<<<<

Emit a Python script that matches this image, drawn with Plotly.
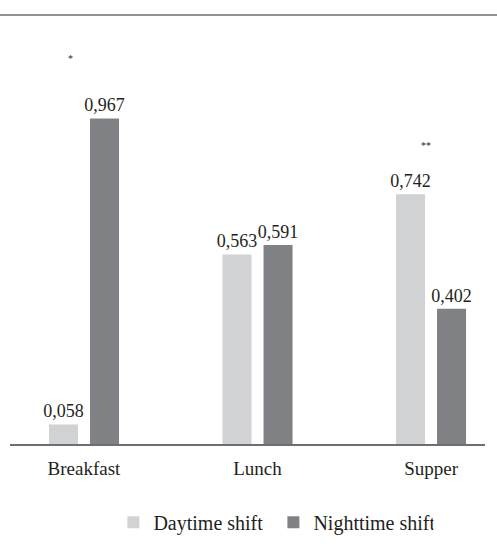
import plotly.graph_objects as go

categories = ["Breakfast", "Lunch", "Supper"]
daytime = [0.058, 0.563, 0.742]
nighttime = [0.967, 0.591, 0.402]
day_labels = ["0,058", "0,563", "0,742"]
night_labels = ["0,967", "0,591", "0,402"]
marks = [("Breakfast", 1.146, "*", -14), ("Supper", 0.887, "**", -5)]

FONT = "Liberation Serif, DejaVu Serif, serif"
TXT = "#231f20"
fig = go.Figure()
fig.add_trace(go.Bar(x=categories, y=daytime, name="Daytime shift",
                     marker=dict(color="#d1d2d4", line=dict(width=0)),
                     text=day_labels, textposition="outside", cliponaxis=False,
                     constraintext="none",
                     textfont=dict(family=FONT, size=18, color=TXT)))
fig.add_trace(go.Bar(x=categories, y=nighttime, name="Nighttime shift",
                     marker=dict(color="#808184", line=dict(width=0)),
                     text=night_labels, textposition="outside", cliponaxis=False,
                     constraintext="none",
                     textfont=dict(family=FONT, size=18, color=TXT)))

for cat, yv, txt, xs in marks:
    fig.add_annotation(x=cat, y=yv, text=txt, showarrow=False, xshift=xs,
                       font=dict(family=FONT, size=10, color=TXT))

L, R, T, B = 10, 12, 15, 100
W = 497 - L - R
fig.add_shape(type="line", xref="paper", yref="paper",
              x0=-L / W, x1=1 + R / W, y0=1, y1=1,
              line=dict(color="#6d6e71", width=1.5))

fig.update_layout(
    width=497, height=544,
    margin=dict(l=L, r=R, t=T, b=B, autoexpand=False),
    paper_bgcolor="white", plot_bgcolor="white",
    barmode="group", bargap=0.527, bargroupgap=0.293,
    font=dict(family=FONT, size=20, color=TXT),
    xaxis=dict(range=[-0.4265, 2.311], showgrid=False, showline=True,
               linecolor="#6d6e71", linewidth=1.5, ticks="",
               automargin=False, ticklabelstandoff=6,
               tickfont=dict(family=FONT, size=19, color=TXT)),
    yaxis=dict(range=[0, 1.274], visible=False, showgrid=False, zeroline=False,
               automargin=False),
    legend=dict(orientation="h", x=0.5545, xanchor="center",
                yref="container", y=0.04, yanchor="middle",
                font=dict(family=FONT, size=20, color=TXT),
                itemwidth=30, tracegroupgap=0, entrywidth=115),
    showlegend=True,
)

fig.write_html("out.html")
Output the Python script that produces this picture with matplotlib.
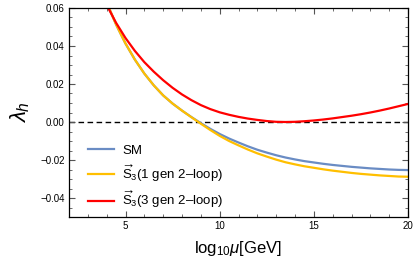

>>>>

Output, exactly, all the records above; include no pictures.

Emit a Python script that matches this image, drawn with Plotly.
import plotly.graph_objects as go

categories = ["Breakfast", "Lunch", "Supper"]
daytime = [0.058, 0.563, 0.742]
nighttime = [0.967, 0.591, 0.402]
day_labels = ["0,058", "0,563", "0,742"]
night_labels = ["0,967", "0,591", "0,402"]
marks = [("Breakfast", 1.146, "*", -14), ("Supper", 0.887, "**", -5)]

FONT = "Liberation Serif, DejaVu Serif, serif"
TXT = "#231f20"
fig = go.Figure()
fig.add_trace(go.Bar(x=categories, y=daytime, name="Daytime shift",
                     marker=dict(color="#d1d2d4", line=dict(width=0)),
                     text=day_labels, textposition="outside", cliponaxis=False,
                     constraintext="none",
                     textfont=dict(family=FONT, size=18, color=TXT)))
fig.add_trace(go.Bar(x=categories, y=nighttime, name="Nighttime shift",
                     marker=dict(color="#808184", line=dict(width=0)),
                     text=night_labels, textposition="outside", cliponaxis=False,
                     constraintext="none",
                     textfont=dict(family=FONT, size=18, color=TXT)))

for cat, yv, txt, xs in marks:
    fig.add_annotation(x=cat, y=yv, text=txt, showarrow=False, xshift=xs,
                       font=dict(family=FONT, size=10, color=TXT))

L, R, T, B = 10, 12, 15, 100
W = 497 - L - R
fig.add_shape(type="line", xref="paper", yref="paper",
              x0=-L / W, x1=1 + R / W, y0=1, y1=1,
              line=dict(color="#6d6e71", width=1.5))

fig.update_layout(
    width=497, height=544,
    margin=dict(l=L, r=R, t=T, b=B, autoexpand=False),
    paper_bgcolor="white", plot_bgcolor="white",
    barmode="group", bargap=0.527, bargroupgap=0.293,
    font=dict(family=FONT, size=20, color=TXT),
    xaxis=dict(range=[-0.4265, 2.311], showgrid=False, showline=True,
               linecolor="#6d6e71", linewidth=1.5, ticks="",
               automargin=False, ticklabelstandoff=6,
               tickfont=dict(family=FONT, size=19, color=TXT)),
    yaxis=dict(range=[0, 1.274], visible=False, showgrid=False, zeroline=False,
               automargin=False),
    legend=dict(orientation="h", x=0.5545, xanchor="center",
                yref="container", y=0.04, yanchor="middle",
                font=dict(family=FONT, size=20, color=TXT),
                itemwidth=30, tracegroupgap=0, entrywidth=115),
    showlegend=True,
)

fig.write_html("out.html")
Output the Python script that produces this picture with matplotlib.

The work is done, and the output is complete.